2. Feature updates apply equivariant root-mean-square normalization (RMSNorm) and a species-independent multilayer perceptron (MLP) to each update.
3. Readout retains only the scalar ($l=0$) components for energy prediction, with total system energy expressed as $E = \sum_i w^\top h_i^{(0)} + b$.

Forces and stresses are computed by automatic differentiation: $$\mathbf{F}_i = -\nabla_{\mathbf{r}_i} E,\quad \sigma = V^{-1}\frac{\partial E}{\partial \varepsilon}$$ where $\varepsilon$ denotes strain and $V$ is the cell volume.

2. Equivariant RMS Layer Normalization and Optimization

To enhance training stability and reduce channel variance intrinsic to equivariant representations, Nequix MP includes an equivariant RMSNorm operation after each residual update. The normalization is performed per irrep $l$: $$\sigma_i^{(l)} = \sqrt{\frac{1}{2l+1} \sum_{m=-l}^l \| h_i^{(l,m)} \|^2 + \epsilon}$$ The normalized feature is then

$$\bar{h}_i^{(l,m)} = \frac{h_i^{(l,m)}}{\sigma_i^{(l)}} \gamma^{(l)} + \beta^{(l)}$$

where $\gamma^{(l)}$ and $\beta^{(l)}$ are learnable parameters. Because $\sigma_i^{(l)}$ is a scalar under E(3), this preserves equivariance.

Optimization leverages the Muon optimizer, replacing Adam. Muon includes a momentum-inspired update and applies an approximate matrix-inverse-square-root step, utilizing Newton–Schulz iterations to orthogonalize weight updates. This combination leads to faster convergence and reduced validation errors in energy and stress.

3. Model Complexity and Computational Efficiency

Nequix MP comprises approximately 708,000 parameters and was benchmarked as requiring 500 A100-GPU hours for full training on the MPtrj dataset (100 epochs, 4×A100 for 125 wall-clock hours). This is significantly lower than leading alternatives; for example, Eqnorm MPtrj (1.31M parameters) required ~2000 GPU hours, HIENet (7.51M) needed ~2888 GPU hours, and MACE-MP-0 (4.69M) required ~2600 GPU hours.

The architectural design and small parameter count yield an order of magnitude faster inference compared to larger, top-ranked models. On a 32-atom test cell, Nequix MP achieved ~50,000 steps/day, with the current top eSEN model achieving only ~5,000 steps/day (Koker et al., 22 Aug 2025).
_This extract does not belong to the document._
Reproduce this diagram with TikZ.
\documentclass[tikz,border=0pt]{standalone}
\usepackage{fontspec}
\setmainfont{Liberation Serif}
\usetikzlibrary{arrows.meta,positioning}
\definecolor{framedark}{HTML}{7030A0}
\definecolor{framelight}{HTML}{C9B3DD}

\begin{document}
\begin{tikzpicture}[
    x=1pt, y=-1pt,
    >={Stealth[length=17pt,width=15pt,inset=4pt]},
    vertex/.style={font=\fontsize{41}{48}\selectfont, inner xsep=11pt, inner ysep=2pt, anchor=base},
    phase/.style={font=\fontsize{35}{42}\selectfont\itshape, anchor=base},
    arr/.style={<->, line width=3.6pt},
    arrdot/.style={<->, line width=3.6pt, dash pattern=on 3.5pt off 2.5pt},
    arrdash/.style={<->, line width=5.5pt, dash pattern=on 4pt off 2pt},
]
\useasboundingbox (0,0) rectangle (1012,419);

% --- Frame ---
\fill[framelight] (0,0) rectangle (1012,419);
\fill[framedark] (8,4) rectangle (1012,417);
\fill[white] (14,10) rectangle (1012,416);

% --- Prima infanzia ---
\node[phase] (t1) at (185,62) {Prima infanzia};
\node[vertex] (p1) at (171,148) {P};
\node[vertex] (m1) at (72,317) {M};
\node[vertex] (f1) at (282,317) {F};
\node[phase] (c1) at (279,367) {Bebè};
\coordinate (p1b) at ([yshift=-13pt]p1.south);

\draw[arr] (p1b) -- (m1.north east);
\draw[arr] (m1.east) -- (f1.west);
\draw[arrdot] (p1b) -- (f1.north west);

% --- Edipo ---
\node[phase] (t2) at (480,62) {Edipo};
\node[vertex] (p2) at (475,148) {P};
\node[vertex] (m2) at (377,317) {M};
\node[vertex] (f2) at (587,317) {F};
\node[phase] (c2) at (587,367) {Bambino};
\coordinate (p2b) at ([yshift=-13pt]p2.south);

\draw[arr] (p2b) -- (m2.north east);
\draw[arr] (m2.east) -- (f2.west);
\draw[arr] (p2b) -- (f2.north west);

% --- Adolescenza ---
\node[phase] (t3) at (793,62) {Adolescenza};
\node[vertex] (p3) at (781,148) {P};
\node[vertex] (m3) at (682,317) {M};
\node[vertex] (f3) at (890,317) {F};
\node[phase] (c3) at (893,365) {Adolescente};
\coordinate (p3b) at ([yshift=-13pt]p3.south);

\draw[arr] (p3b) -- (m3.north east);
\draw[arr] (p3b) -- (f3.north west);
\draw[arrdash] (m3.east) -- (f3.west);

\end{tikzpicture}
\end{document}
4. Empirical Benchmarks and Performance

Nequix MP has been evaluated on several challenging materials science benchmarks:

Benchmark	Metric	Score (Nequix)	Comparison
Matbench-Discovery	RMSD (Å)	0.085	eSEN-30M-MP: 0.797 (CPS-1, 30.1M params)
	$\kappa_{\rm SRME}$	0.446	Eqnorm MPtrj: 0.756 (CPS-1, 1.31M params)
	F1	0.750
	CPS-1	0.729
MDR phonon benchmark	MAE($\omega_{\max}$, K)	26
	MAE($S$, J K$^{-1}$ mol$^{-1}$)	33
	MAE($F$, kJ mol$^{-1}$)	12
	MAE($C_V$, J K$^{-1}$ mol$^{-1}$)	6

Nequix MP consistently ranked within the top three on both benchmarks, requiring less than one quarter of the computational cost of many competing methods.

5. Implementation and Reproducibility

The Nequix MP codebase is implemented in JAX with the Equinox library and is fully open source. The repository, installation scripts, pretrained weights, and complete reproducibility workflows are provided at https://github.com/atomicarchitects/nequix. Loading pretrained models, single-system relaxations, and complete retraining are all documented and script-driven to ensure reproducibility.
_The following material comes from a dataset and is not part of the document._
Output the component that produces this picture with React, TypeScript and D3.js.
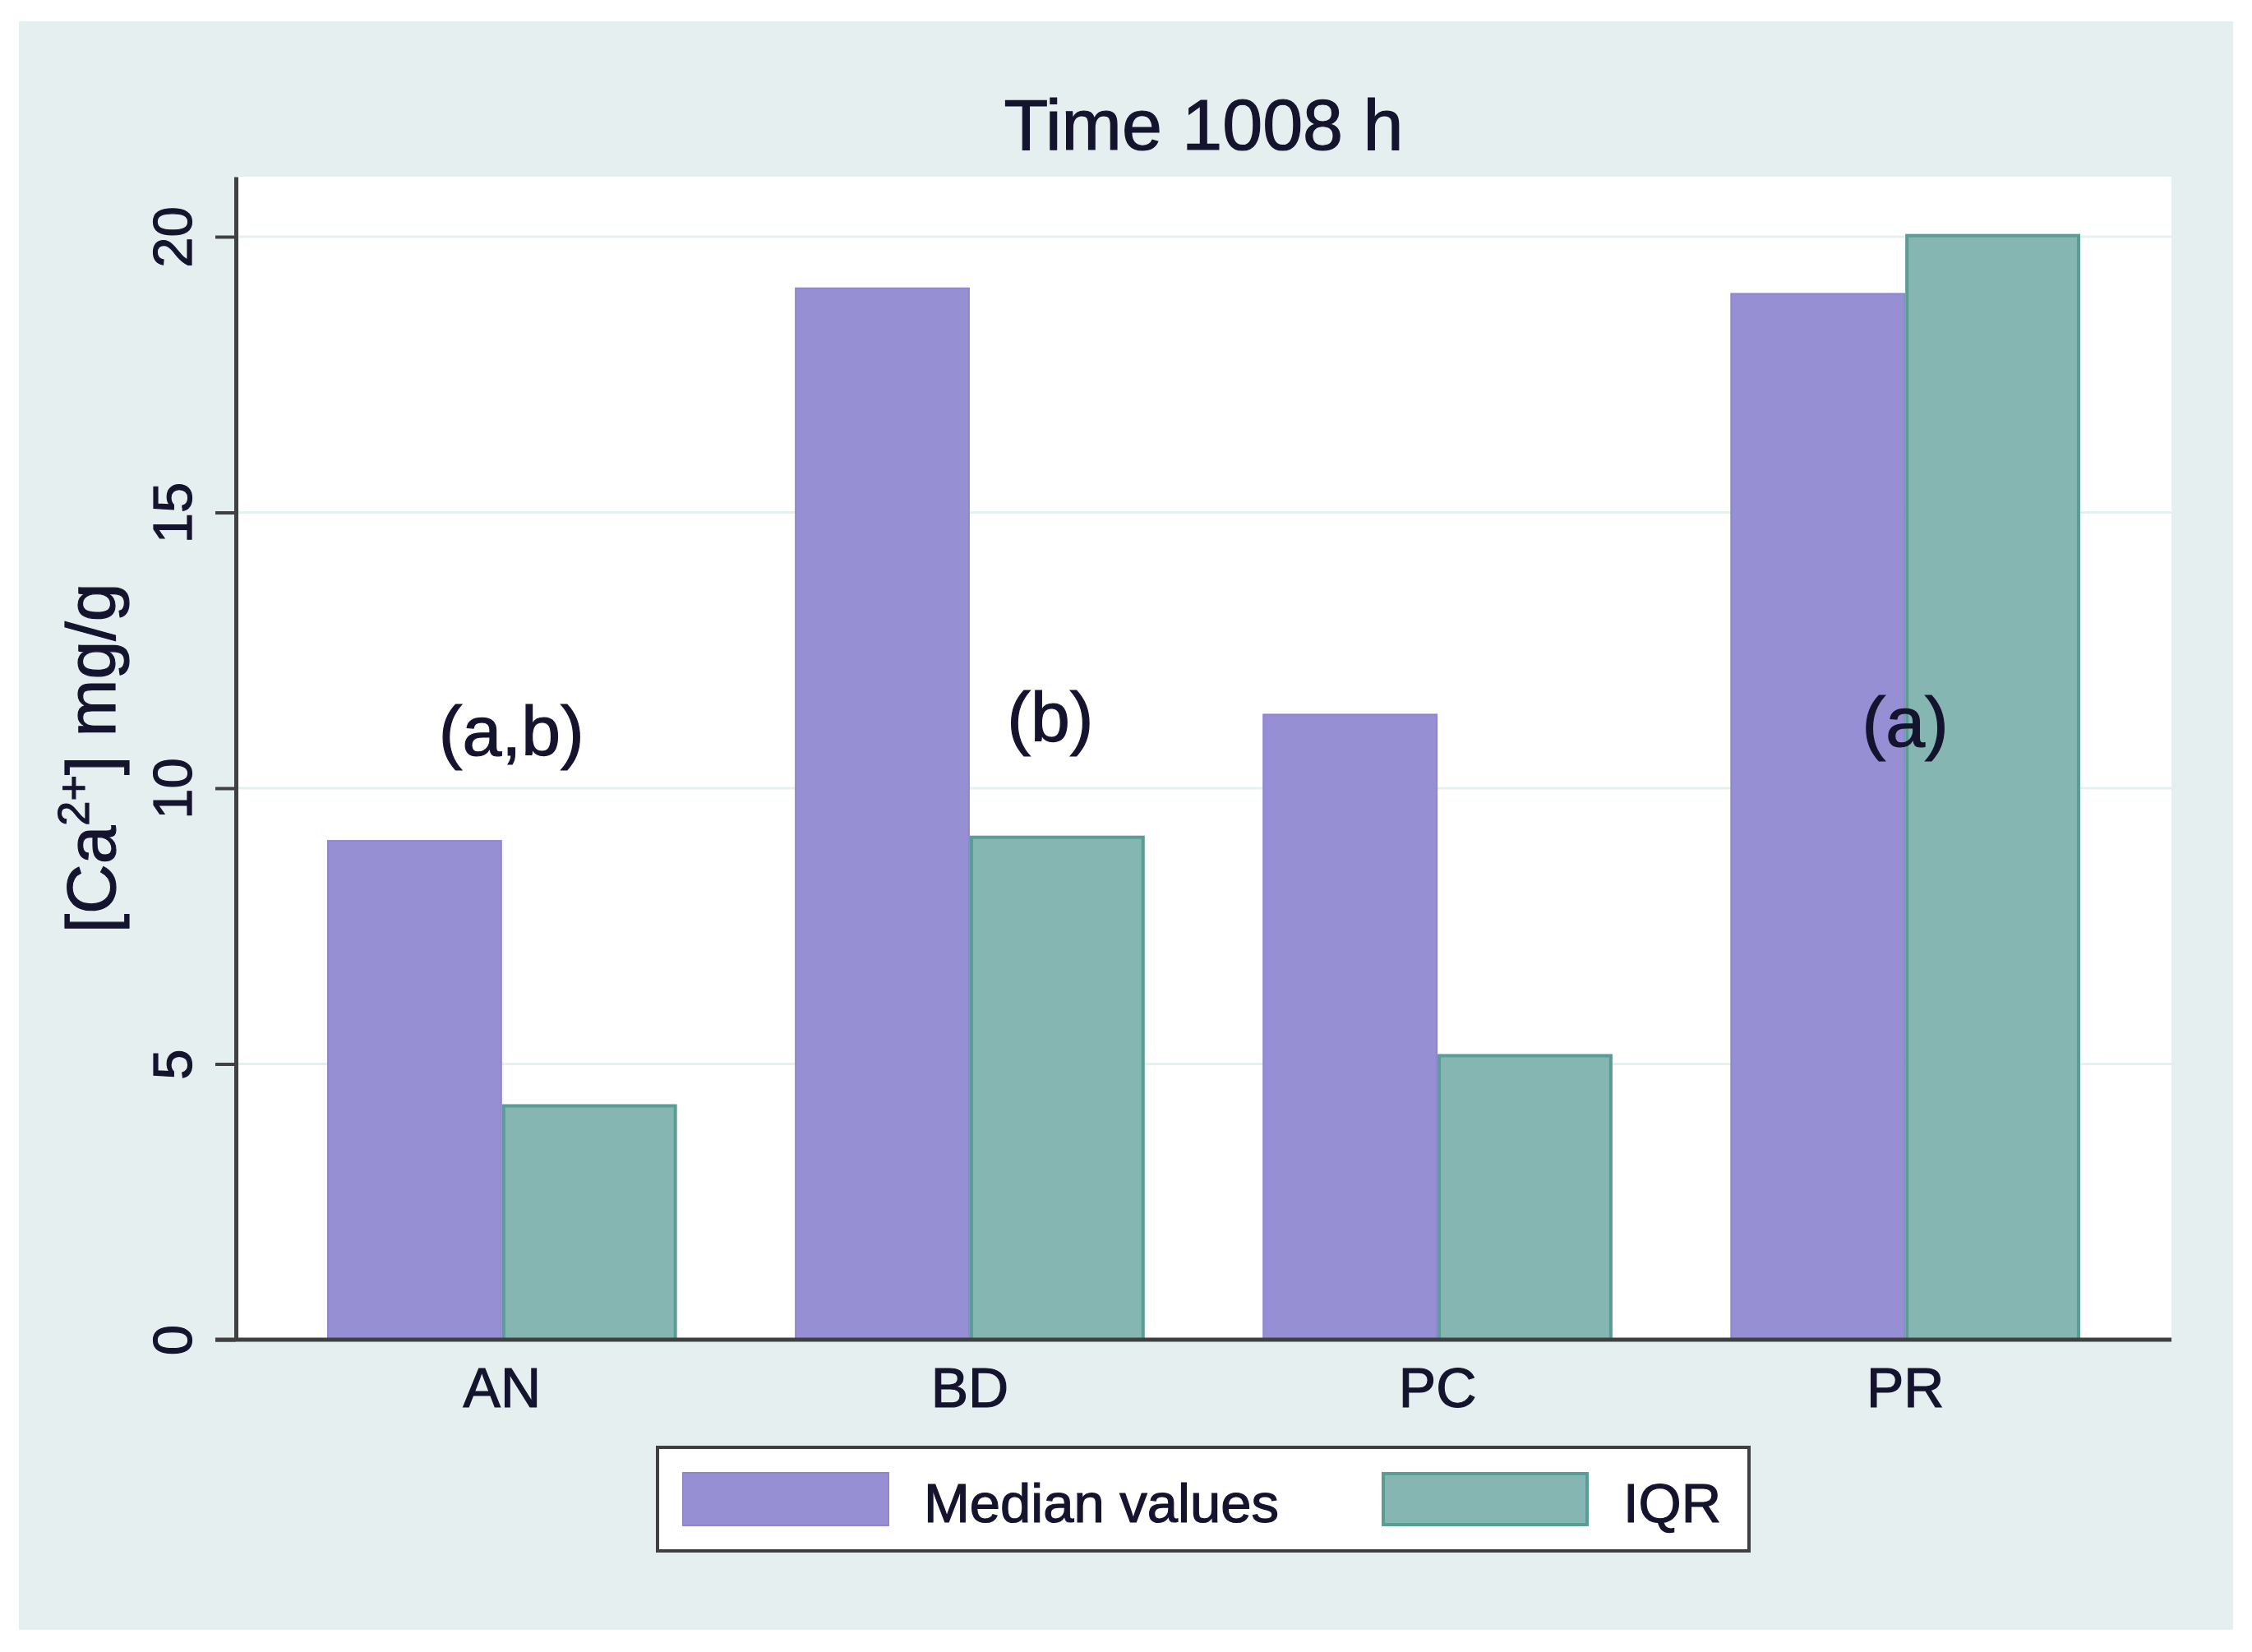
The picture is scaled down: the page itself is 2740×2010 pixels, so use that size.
import React, { useEffect, useRef } from "react";
import * as d3 from "d3";

const categories = ["AN", "BD", "PC", "PR"];
const seriesNames = ["Median values", "IQR"];
const medianValues = [9.06, 19.08, 11.35, 18.98];
const iqrValues = [4.27, 9.14, 5.18, 20.05];
const yTicks = [0, 5, 10, 15, 20];
const annotationLabels = ["(a,b)", "(b)", "(a)"];
const annotationCategories = ["AN", "BD", "PR"];
const annotationValues = [10.6, 10.85, 10.76];
const annotationShifts = [0.02, 0.172, 0];
const titleText = "Time 1008 h";

const W = 2740;
const H = 2010;
const plotL = 287;
const plotR = 2642;
const plotT = 215;
const plotB = 1630;
const FONT = "'Liberation Sans', Arial, Helvetica, sans-serif";
const TEXT = "#14142e";
const BG = "#e5eff0";
const colors = ["#968fd4", "#85b6b1"];
const strokes = ["#8e86cf", "#5a9d95"];
const TS = 1.2;

export default function App() {
  const yAxisRef = useRef<SVGGElement>(null);

  const x = d3.scalePoint<string>().domain(categories).range([plotL, plotR]).padding(0.569);
  const step = x.step();
  const barW = step * 0.374;
  const x1 = d3.scaleBand<string>().domain(seriesNames).range([-barW, barW]).padding(0);
  const yTop = 20 * (plotB - plotT) / (plotB - 288);
  const y = d3.scaleLinear().domain([0, yTop]).range([plotB, plotT]);

  const series = [medianValues, iqrValues];

  useEffect(() => {
    if (!yAxisRef.current) return;
    const g = d3.select(yAxisRef.current);
    g.selectAll("*").remove();
    g.call(
      d3.axisLeft(y).tickValues(yTicks).tickSize(25).tickSizeOuter(0).tickFormat((d) => String(d))
    );
    g.select(".domain").attr("stroke", "#404040").attr("stroke-width", 5);
    g.selectAll(".tick line").attr("stroke", "#404040").attr("stroke-width", 4);
    g.selectAll(".tick text")
      .attr("font-family", FONT)
      .attr("font-size", 67)
      .attr("fill", TEXT)
      .attr("stroke", TEXT)
      .attr("stroke-width", TS)
      .attr("transform", "rotate(-90)")
      .attr("text-anchor", "middle")
      .attr("x", 0)
      .attr("y", -54)
      .attr("dy", 0);
  }, []);

  return (
    <svg
      width={W}
      height={H}
      style={{ position: "absolute", left: 0, top: 0, display: "block" }}
    >
      <rect x={0} y={0} width={W} height={H} fill="#ffffff" />
      <rect x={23} y={26} width={2694} height={1957} fill={BG} />
      <rect x={plotL} y={plotT} width={plotR - plotL} height={plotB - plotT} fill="#ffffff" />
      {yTicks.filter((t) => t > 0).map((t) => (
        <line key={t} x1={plotL} x2={plotR} y1={y(t)} y2={y(t)} stroke="#e6eff1" strokeWidth={3} />
      ))}
      <text
        x={(plotL + plotR) / 2}
        y={182}
        textAnchor="middle"
        fontFamily={FONT}
        fontSize={88}
        fill={TEXT}
        stroke={TEXT}
        strokeWidth={TS}
      >
        {titleText}
      </text>
      {categories.map((c, i) => (
        <g key={c} transform={`translate(${x(c)},0)`}>
          {seriesNames.map((s, k) => {
            const v = series[k][i];
            const sw = k === 1 ? 4 : 2;
            return (
              <rect
                key={s}
                x={(x1(s) as number) + sw / 2}
                y={y(v) + sw / 2}
                width={x1.bandwidth() - sw}
                height={plotB - y(v) - sw / 2}
                fill={colors[k]}
                stroke={strokes[k]}
                strokeWidth={sw}
              />
            );
          })}
        </g>
      ))}
      {annotationLabels.map((lab, i) => (
        <text
          key={lab}
          x={(x(annotationCategories[i]) as number) + annotationShifts[i] * step}
          y={y(annotationValues[i])}
          textAnchor="middle"
          fontFamily={FONT}
          fontSize={86}
          fill={TEXT}
          stroke={TEXT}
          strokeWidth={TS}
        >
          {lab}
        </text>
      ))}
      <g ref={yAxisRef} transform={`translate(${plotL},0)`} />
      <line x1={plotL - 25} x2={plotR} y1={plotB} y2={plotB} stroke="#404040" strokeWidth={5} />
      {categories.map((c) => (
        <text
          key={c}
          x={x(c)}
          y={1712}
          textAnchor="middle"
          fontFamily={FONT}
          fontSize={68}
          fill={TEXT}
          stroke={TEXT}
          strokeWidth={TS}
        >
          {c}
        </text>
      ))}
      <text
        transform={`translate(140,${(plotT + plotB) / 2}) rotate(-90)`}
        textAnchor="middle"
        fontFamily={FONT}
        fontSize={84}
        fill={TEXT}
        stroke={TEXT}
        strokeWidth={TS}
      >
        [Ca
        <tspan fontSize={54} dy={-32}>2+</tspan>
        <tspan dy={32}>] mg/g</tspan>
      </text>
      <g>
        <rect x={800} y={1761} width={1328} height={126} fill="#ffffff" stroke="#404040" strokeWidth={4} />
        {seriesNames.map((s, k) => {
          const kx = k === 0 ? 830 : 1681;
          const tx = k === 0 ? 1124 : 1975;
          const sw = k === 1 ? 4 : 2;
          return (
            <g key={s}>
              <rect x={kx + sw / 2} y={1791 + sw / 2} width={252 - sw} height={66 - sw} fill={colors[k]} stroke={strokes[k]} strokeWidth={sw} />
              <text x={tx} y={1852} fontFamily={FONT} fontSize={67} fill={TEXT} stroke={TEXT} strokeWidth={TS}>
                {s}
              </text>
            </g>
          );
        })}
      </g>
    </svg>
  );
}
The workflow supports rapid deployment for energy and force predictions in atomistic systems, as well as end-to-end training on new datasets using the provided configuration files and scripts.

6. Context and Impact

Nequix MP demonstrates that aggressive architectural pruning and advanced training techniques allow for the construction of highly efficient E(3)-equivariant interatomic potentials without substantial compromise on predictive accuracy across diverse datasets, including materials screening and phonon-property prediction (Koker et al., 22 Aug 2025). By achieving high accuracy at low computational cost, Nequix MP lowers barriers to entry for research groups with limited hardware, accelerates broad benchmarking efforts, and enables high-throughput atomistic simulation workflows.

A plausible implication is that Nequix MP—and comparable compact, equivariant models—may become foundational components for future scalable, open-source materials modeling stacks, aligning with the trend toward democratization of foundation models in atomistic machine learning.